#### Objective
Print the lines of the data, starting with the first, up to and including the line where "import numpy as np" appears.

#### Records for the exercise
========================
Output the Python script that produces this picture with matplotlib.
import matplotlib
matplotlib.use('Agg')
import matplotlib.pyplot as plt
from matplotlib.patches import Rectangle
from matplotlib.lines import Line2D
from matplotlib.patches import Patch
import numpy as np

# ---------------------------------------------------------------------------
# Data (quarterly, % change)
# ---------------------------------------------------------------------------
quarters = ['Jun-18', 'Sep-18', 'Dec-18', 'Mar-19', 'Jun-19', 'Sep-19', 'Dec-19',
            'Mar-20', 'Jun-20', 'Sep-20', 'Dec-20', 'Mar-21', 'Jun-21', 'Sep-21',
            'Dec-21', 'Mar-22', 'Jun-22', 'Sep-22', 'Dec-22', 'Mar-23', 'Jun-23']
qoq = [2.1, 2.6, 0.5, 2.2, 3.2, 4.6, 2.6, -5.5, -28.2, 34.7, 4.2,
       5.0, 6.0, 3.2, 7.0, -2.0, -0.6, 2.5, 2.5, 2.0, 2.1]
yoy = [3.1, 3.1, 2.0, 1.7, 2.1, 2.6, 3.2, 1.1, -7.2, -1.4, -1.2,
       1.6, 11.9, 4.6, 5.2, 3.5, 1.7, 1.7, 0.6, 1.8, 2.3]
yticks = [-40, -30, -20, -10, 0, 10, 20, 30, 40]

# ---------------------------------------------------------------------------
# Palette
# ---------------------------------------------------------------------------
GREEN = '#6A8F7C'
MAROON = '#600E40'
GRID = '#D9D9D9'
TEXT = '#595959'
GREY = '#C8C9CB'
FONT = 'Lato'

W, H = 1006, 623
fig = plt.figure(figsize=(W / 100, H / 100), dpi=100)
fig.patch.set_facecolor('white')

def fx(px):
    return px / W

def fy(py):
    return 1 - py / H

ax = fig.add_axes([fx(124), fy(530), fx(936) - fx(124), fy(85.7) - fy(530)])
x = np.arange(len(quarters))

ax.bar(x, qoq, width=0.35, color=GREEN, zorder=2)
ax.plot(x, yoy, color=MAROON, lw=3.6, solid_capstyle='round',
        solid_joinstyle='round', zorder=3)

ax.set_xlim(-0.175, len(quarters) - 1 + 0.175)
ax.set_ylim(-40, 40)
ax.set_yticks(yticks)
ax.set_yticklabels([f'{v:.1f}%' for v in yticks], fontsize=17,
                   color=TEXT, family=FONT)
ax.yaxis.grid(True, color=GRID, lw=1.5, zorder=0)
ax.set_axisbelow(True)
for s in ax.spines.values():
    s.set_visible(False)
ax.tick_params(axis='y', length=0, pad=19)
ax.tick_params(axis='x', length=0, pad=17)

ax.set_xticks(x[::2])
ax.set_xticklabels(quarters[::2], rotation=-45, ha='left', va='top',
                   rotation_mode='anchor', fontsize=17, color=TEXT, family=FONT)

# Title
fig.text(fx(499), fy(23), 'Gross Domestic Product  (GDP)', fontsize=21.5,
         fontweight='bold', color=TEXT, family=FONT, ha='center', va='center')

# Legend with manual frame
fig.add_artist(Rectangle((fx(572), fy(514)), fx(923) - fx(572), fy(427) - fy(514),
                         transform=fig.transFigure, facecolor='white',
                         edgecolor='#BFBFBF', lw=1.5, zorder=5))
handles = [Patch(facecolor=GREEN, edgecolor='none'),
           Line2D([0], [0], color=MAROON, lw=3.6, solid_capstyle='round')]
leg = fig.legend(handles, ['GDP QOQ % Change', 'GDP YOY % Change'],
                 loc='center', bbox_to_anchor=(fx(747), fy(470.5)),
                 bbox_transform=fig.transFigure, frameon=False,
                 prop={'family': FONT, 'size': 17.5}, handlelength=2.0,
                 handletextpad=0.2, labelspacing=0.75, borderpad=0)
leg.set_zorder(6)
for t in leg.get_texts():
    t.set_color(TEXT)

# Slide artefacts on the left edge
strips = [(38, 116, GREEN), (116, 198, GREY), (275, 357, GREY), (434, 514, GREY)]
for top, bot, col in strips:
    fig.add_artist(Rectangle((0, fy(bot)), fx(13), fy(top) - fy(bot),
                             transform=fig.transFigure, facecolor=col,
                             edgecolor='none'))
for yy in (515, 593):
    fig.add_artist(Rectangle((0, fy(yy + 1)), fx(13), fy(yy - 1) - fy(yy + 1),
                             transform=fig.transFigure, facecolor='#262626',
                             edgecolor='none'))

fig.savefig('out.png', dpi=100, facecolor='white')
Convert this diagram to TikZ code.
========================
#### Answer to the task
Output the Python script that produces this picture with matplotlib.
import matplotlib
matplotlib.use('Agg')
import matplotlib.pyplot as plt
from matplotlib.patches import Rectangle
from matplotlib.lines import Line2D
from matplotlib.patches import Patch
import numpy as np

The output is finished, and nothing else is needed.